"Negara tidak boleh menoleransi intoleransi. Karena ketika hukum tunduk pada tafsir sepihak dan tekanan massa, maka keadilan menjadi tumpul bagi korban dan tajam hanya untuk yang kuat."
---
Di tengah upaya membangun bangsa yang menjunjung tinggi keberagaman, Indonesia kembali diguncang oleh peristiwa intoleransi. Tepatnya di Kampung Baru, Desa Tenjojaya, Kecamatan Cibadak, Kabupaten Sukabumi, sekelompok orang merusak sebuah rumah singgah umat Kristen yang kerap digunakan untuk beribadah.

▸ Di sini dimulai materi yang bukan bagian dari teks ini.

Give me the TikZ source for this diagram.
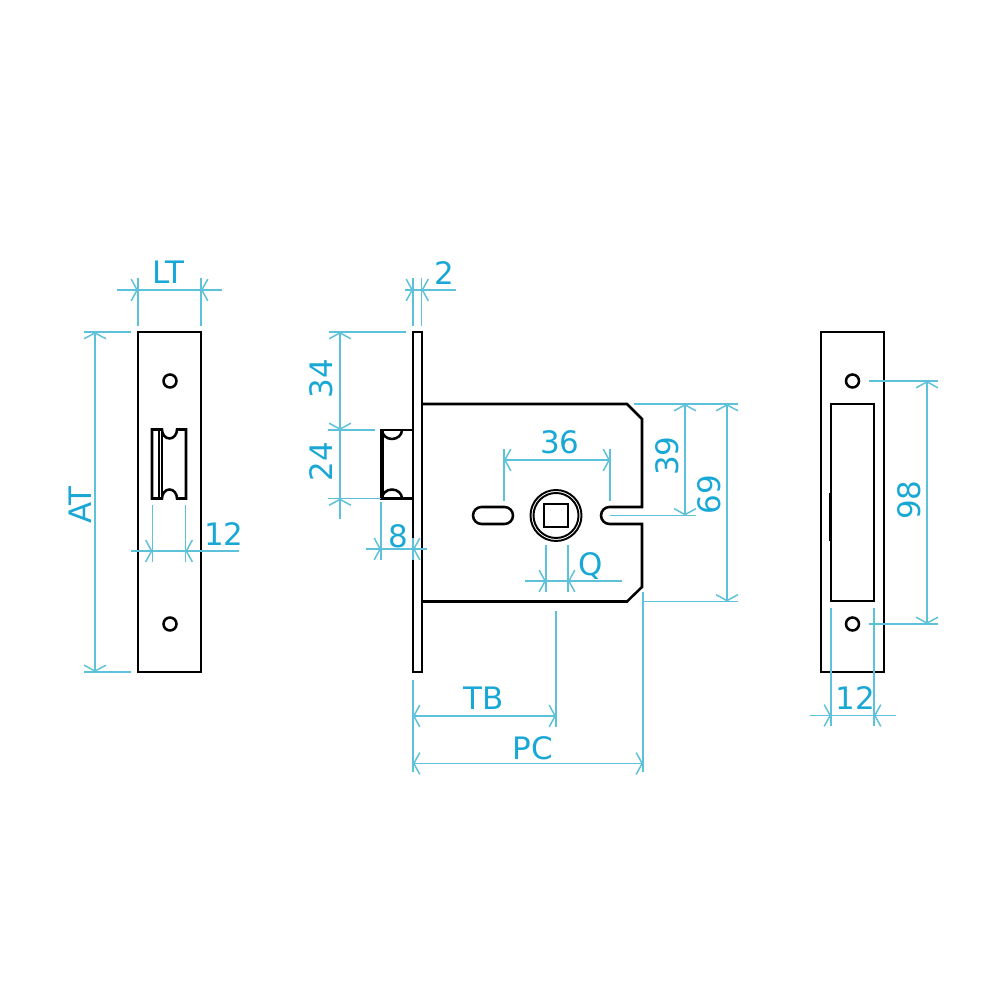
\documentclass[tikz,border=0pt]{standalone}
\usepackage{fontspec}
\setmainfont{DejaVu Sans}
\usetikzlibrary{arrows.meta}
\definecolor{dimcolor}{HTML}{5CC1D9}
\definecolor{labelcolor}{HTML}{19A8D6}
\tikzset{
  part/.style={black,line width=0.72pt},
  dimline/.style={dimcolor,line width=0.42pt},
  dimlabel/.style={labelcolor,inner sep=0,font=\fontsize{8.8}{10}\selectfont},
  >={Straight Barb[length=1.7pt,width=6.2pt]}
}
\begin{document}
\begin{tikzpicture}[x=0.01cm,y=-0.01cm]
\useasboundingbox (0,0) rectangle (1000,983);
% left plate
\draw[part] (138,332) rectangle (201,672);
\draw[part] (170,381) circle[radius=6.5];
\draw[part] (170,624) circle[radius=6.5];
\draw[part] (152,429.5) -- (162,429.5) arc[start angle=180,end angle=0,x radius=7.5,y radius=9] -- (186,429.5) -- (186,498.5) -- (177,498.5) arc[start angle=360,end angle=180,x radius=7.5,y radius=9] -- (152,498.5) -- cycle;
\draw[part,line width=0.4pt] (159,429.5) -- (159,498.5);
\draw[part,line width=0.4pt] (162,429.5) -- (162,498.5);
% left plate dimensions
\draw[dimline] (138,278) -- (138,326);
\draw[dimline] (201,278) -- (201,326);
\draw[dimline] (138,290) -- (201,290);
\draw[dimline,->] (117,290) -- (138,290);
\draw[dimline,->] (222,290) -- (201,290);
\node[dimlabel] (lt) at (168,272) {LT};
\draw[dimline] (84,332) -- (131,332);
\draw[dimline] (84,672) -- (131,672);
\draw[dimline,<->] (95,332) -- (95,672);
\node[dimlabel,rotate=90] (at) at (80,505) {AT};
\draw[dimline] (152.5,505) -- (152.5,562);
\draw[dimline] (185.5,505) -- (185.5,562);
\draw[dimline] (152.5,551) -- (185.5,551);
\draw[dimline,->] (131,551) -- (152.5,551);
\draw[dimline,->] (239,551) -- (185.5,551);
\node[dimlabel] (latch) at (224,534) {12};
% lock body
\draw[part] (413,332) rectangle (422,672);
\draw[part] (422,404) -- (627,404) -- (642,419) -- (642,507) -- (609.5,507) arc[start angle=270,end angle=90,radius=8.5] -- (642,524) -- (642,587) -- (627,601.5) -- (422,601.5);
\draw[part] (481.5,507) -- (504.5,507) arc[start angle=270,end angle=450,radius=8.5] -- (481.5,524) arc[start angle=90,end angle=270,radius=8.5] -- cycle;
\draw[part,line width=0.55pt] (556,515.5) circle[radius=25.5];
\draw[part,line width=0.55pt] (556,515.5) circle[radius=22.5];
\draw[part] (544,504) rectangle (568,527);
% latch
\draw[part] (413,430) -- (381,430) -- (381,498.5) -- (413,498.5);
\draw[part] (383,430) -- (383,498.5);
\draw[part] (382,430) arc[start angle=180,end angle=0,x radius=10,y radius=9];
\draw[part] (382,498.5) arc[start angle=180,end angle=360,x radius=10,y radius=9];
% lock dimensions
\draw[dimline] (413,278) -- (413,326);
\draw[dimline] (421.5,278) -- (421.5,326);
\draw[dimline] (413,290) -- (421.5,290);
\draw[dimline,->] (405,290) -- (413,290);
\draw[dimline,->] (456,290) -- (421.5,290);
\node[dimlabel] (plate) at (444,273) {2};
\draw[dimline] (329,332) -- (406,332);
\draw[dimline] (328,430) -- (375,430);
\draw[dimline] (328,498.5) -- (381,498.5);
\draw[dimline,<->] (340,332) -- (340,430);
\draw[dimline,->] (340,519) -- (340,498.5);
\draw[dimline] (340,430) -- (340,498.5);
\node[dimlabel,rotate=90] (upper) at (321,379) {34};
\node[dimlabel,rotate=90] (lower) at (321,462) {24};
\draw[dimline] (381,502) -- (381,560);
\draw[dimline] (413,538) -- (413,560);
\draw[dimline] (381,549) -- (413,549);
\draw[dimline,->] (366,549) -- (381,549);
\draw[dimline,->] (427,549) -- (413,549);
\node[dimlabel] (throw) at (398,536) {8};
\draw[dimline] (504,449) -- (504,501);
\draw[dimline] (610,449) -- (610,501);
\draw[dimline,<->] (504,460) -- (610,460);
\node[dimlabel] (spindle) at (560,442) {36};
\draw[dimline] (546,545) -- (546,592);
\draw[dimline] (568,545) -- (568,592);
\draw[dimline] (546,581) -- (568,581);
\draw[dimline,->] (525,581) -- (546,581);
\draw[dimline,->] (622,581) -- (568,581);
\node[dimlabel] (q) at (591,566) {Q};
\draw[dimline] (634,404) -- (738,404);
\draw[dimline] (610,515.5) -- (696,515.5);
\draw[dimline] (643,601.5) -- (738,601.5);
\draw[dimline,<->] (685,404) -- (685,515.5);
\draw[dimline,<->] (727,404) -- (727,601.5);
\node[dimlabel,rotate=90] (notch) at (667,456) {39};
\node[dimlabel,rotate=90] (body) at (709,495) {69};
\draw[dimline] (413,680) -- (413,772);
\draw[dimline] (556,611) -- (556,727);
\draw[dimline] (643,592) -- (643,772);
\draw[dimline,<->] (413,716) -- (556,716);
\draw[dimline,<->] (413,763.5) -- (643,763.5);
\node[dimlabel] (tb) at (484,698) {TB};
\node[dimlabel] (pc) at (533,748) {PC};
% right plate
\draw[part] (821,332) rectangle (884,672);
\draw[part] (831,404) rectangle (874,601);
\draw[part] (852.5,381) circle[radius=6.5];
\draw[part] (852.5,624) circle[radius=6.5];
\draw[part] (830,493) -- (830,541);
% right plate dimensions
\draw[dimline] (869,381) -- (938,381);
\draw[dimline] (869,624) -- (938,624);
\draw[dimline,<->] (927,381) -- (927,624);
\node[dimlabel,rotate=90] (holes) at (909,500) {98};
\draw[dimline] (831,608) -- (831,726);
\draw[dimline] (874,608) -- (874,726);
\draw[dimline] (831,715.5) -- (874,715.5);
\draw[dimline,->] (810,715.5) -- (831,715.5);
\draw[dimline,->] (896,715.5) -- (874,715.5);
\node[dimlabel] (recess) at (855,698) {12};
\end{tikzpicture}
\end{document}
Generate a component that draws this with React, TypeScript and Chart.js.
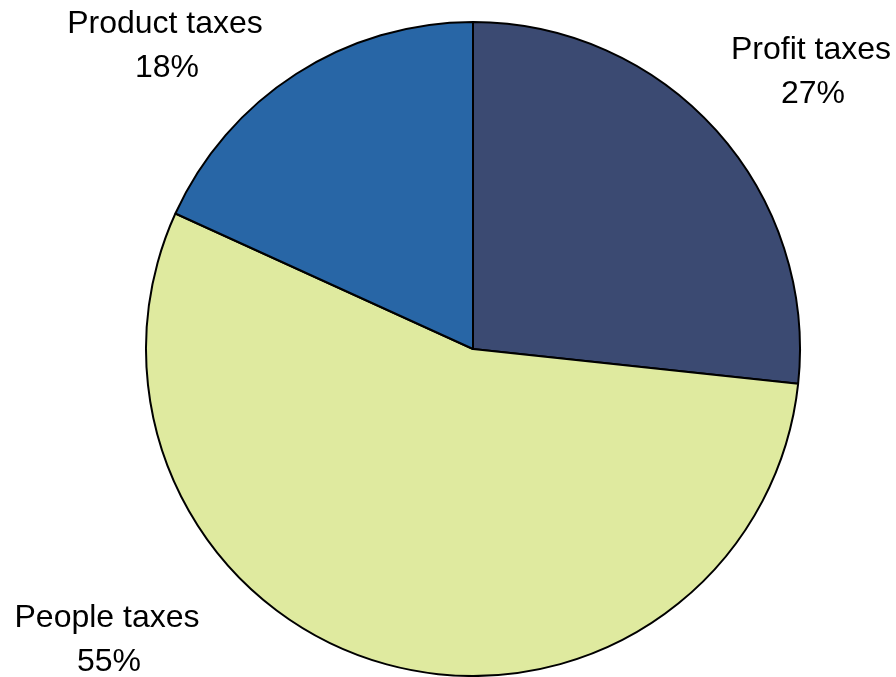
import React, { useEffect, useRef } from "react";
import { Chart, registerables } from "chart.js";

Chart.register(...registerables);

const categories = ["Profit taxes", "People taxes", "Product taxes"];
const shares = [26.7, 55.1, 18.2];
const colors = ["#3B4A72", "#DFEA9F", "#2866A6"];

// label anchor offsets (relative to pie centre) for first text line
const labelOffsets: Record<string, [number, number]> = {
  "Profit taxes": [338, -290],
  "People taxes": [-366, 278],
  "Product taxes": [-308, -316],
};

export default function App() {
  const ref = useRef<HTMLCanvasElement | null>(null);
  useEffect(() => {
    if (!ref.current) return;
    const labelPlugin = {
      id: "outsideLabels",
      afterDraw(chart: any) {
        const ctx = chart.ctx;
        const meta = chart.getDatasetMeta(0);
        const arc = meta.data[0];
        const cx = arc.x;
        const cy = arc.y;
        const total = shares.reduce((a, b) => a + b, 0);
        ctx.save();
        ctx.fillStyle = "#000";
        ctx.font = "32px 'Liberation Sans', Arial, sans-serif";
        ctx.textAlign = "center";
        ctx.textBaseline = "alphabetic";
        categories.forEach((c, i) => {
          const [dx, dy] = labelOffsets[c];
          ctx.fillText(c, cx + dx, cy + dy);
          ctx.fillText(Math.round((shares[i] / total) * 100) + "%", cx + dx + 2, cy + dy + 44);
        });
        ctx.restore();
      },
    };
    const chart = new Chart(ref.current, {
      type: "pie",
      data: {
        labels: categories,
        datasets: [
          {
            data: shares,
            backgroundColor: colors,
            borderColor: "#000",
            borderWidth: 2,
            hoverOffset: 0,
            offset: 0,
          },
        ],
      },
      options: {
        responsive: false,
        animation: false,
        radius: 327,
        layout: { padding: { left: 50, top: 21, right: 0, bottom: 0 } },
        plugins: {
          legend: { display: false },
          tooltip: { enabled: false },
        },
      } as any,
      plugins: [labelPlugin],
    });
    return () => chart.destroy();
  }, []);
  return (
    <div style={{ position: "absolute", left: 0, top: 0, width: 896, height: 677, background: "#fff" }}>
      <canvas ref={ref} width={896} height={677} style={{ width: 896, height: 677 }} />
    </div>
  );
}
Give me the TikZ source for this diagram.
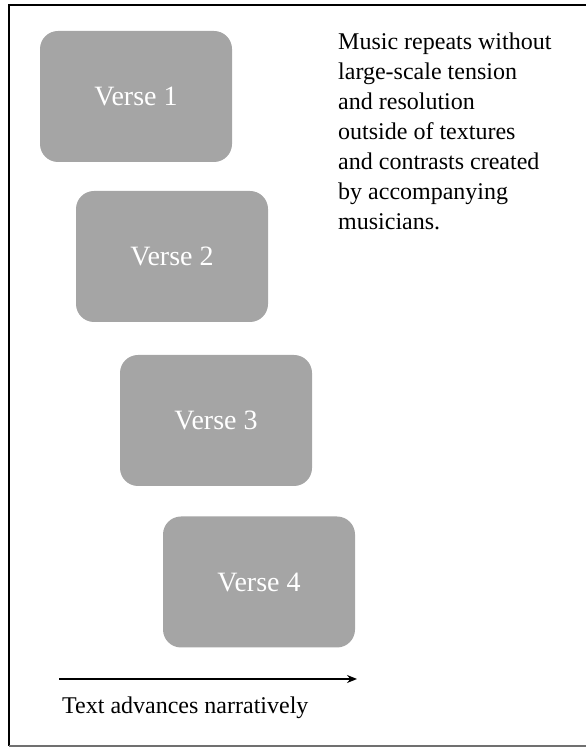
\documentclass[tikz,border=0pt]{standalone}
\usepackage{fontspec}
\setmainfont{Liberation Serif}
\usetikzlibrary{arrows.meta}
\definecolor{versegray}{HTML}{A5A5A5}
\definecolor{framegray}{HTML}{707070}
\begin{document}
\begin{tikzpicture}[
    x=1pt, y=1pt,
    verse/.style={
        fill=versegray,
        rounded corners=18pt,
        minimum width=192pt,
        minimum height=131pt,
        inner sep=0pt,
        text=white,
        font=\fontsize{28}{34}\selectfont
    },
    note/.style={
        align=left,
        inner sep=0pt,
        font=\fontsize{24}{30}\selectfont
    },
    arrow/.style={-{Stealth[length=10pt,width=8pt]}, line width=1.5pt}
]
\useasboundingbox (0,0) rectangle (586,747);

% ---------------------------------------------------------------------------
% Frame
% ---------------------------------------------------------------------------
\draw[line width=2pt] (586,742) -- (9,742) -- (9,1);
\draw[line width=2pt, framegray] (9,1) -- (586,1);

% ---------------------------------------------------------------------------
% Verses
% ---------------------------------------------------------------------------
\node[verse] (verse1) at (136,650.5) {Verse 1};
\node[verse] (verse2) at (172,490.5) {Verse 2};
\node[verse] (verse3) at (216,326.5) {Verse 3};
\node[verse] (verse4) at (259,165) {Verse 4};

% ---------------------------------------------------------------------------
% Comment on the music
% ---------------------------------------------------------------------------
\node[note, anchor=north west] (music) at (338,714)
    {Music repeats without\\
    large-scale tension\\
    and resolution\\
    outside of textures\\
    and contrasts created\\
    by accompanying\\
    musicians.};

% ---------------------------------------------------------------------------
% Text axis
% ---------------------------------------------------------------------------
\coordinate (axisstart) at (59,68);
\coordinate (axisend) at (357,68);
\draw[arrow] (axisstart) -- (axisend);
\node[note, anchor=base west] (axis) at (62,34) {Text advances narratively};

\end{tikzpicture}
\end{document}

Polres Sukabumi bergerak cepat: tujuh orang ditetapkan sebagai tersangka. Masyarakat pun mengapresiasi langkah tegas ini sebagai sinyal bahwa negara tak lagi membiarkan intoleransi berlangsung tanpa konsekuensi.
Namun, harapan itu seketika runtuh ketika muncul kabar bahwa Kementerian Hak Asasi Manusia (Kemenham) turun tangan memberikan jaminan agar para tersangka tidak ditahan.
Yang menyampaikan jaminan ini adalah Thomas Harming Suwarta, Staf Khusus Menteri HAM Natalius Pigai.
Alasannya? Karena menurut Kemenham, tidak ada niat jahat dari para pelaku, hanya terjadi "salah persepsi dan miskomunikasi".
---
Salah Persepsi Bukan Alasan untuk Kekerasan
Perlu diluruskan sejak awal: perusakan properti dan intimidasi terhadap kelompok agama adalah pelanggaran hukum, bukan kesalahan komunikasi yang bisa diselesaikan secara kekeluargaan.
Apa jadinya bila semua bentuk kekerasan dibenarkan hanya karena pelakunya "tidak tahu" atau "salah sangka"? Maka hukum akan menjadi sangat subjektif dan berbahaya---hanya berlaku bagi yang tidak bisa membela diri.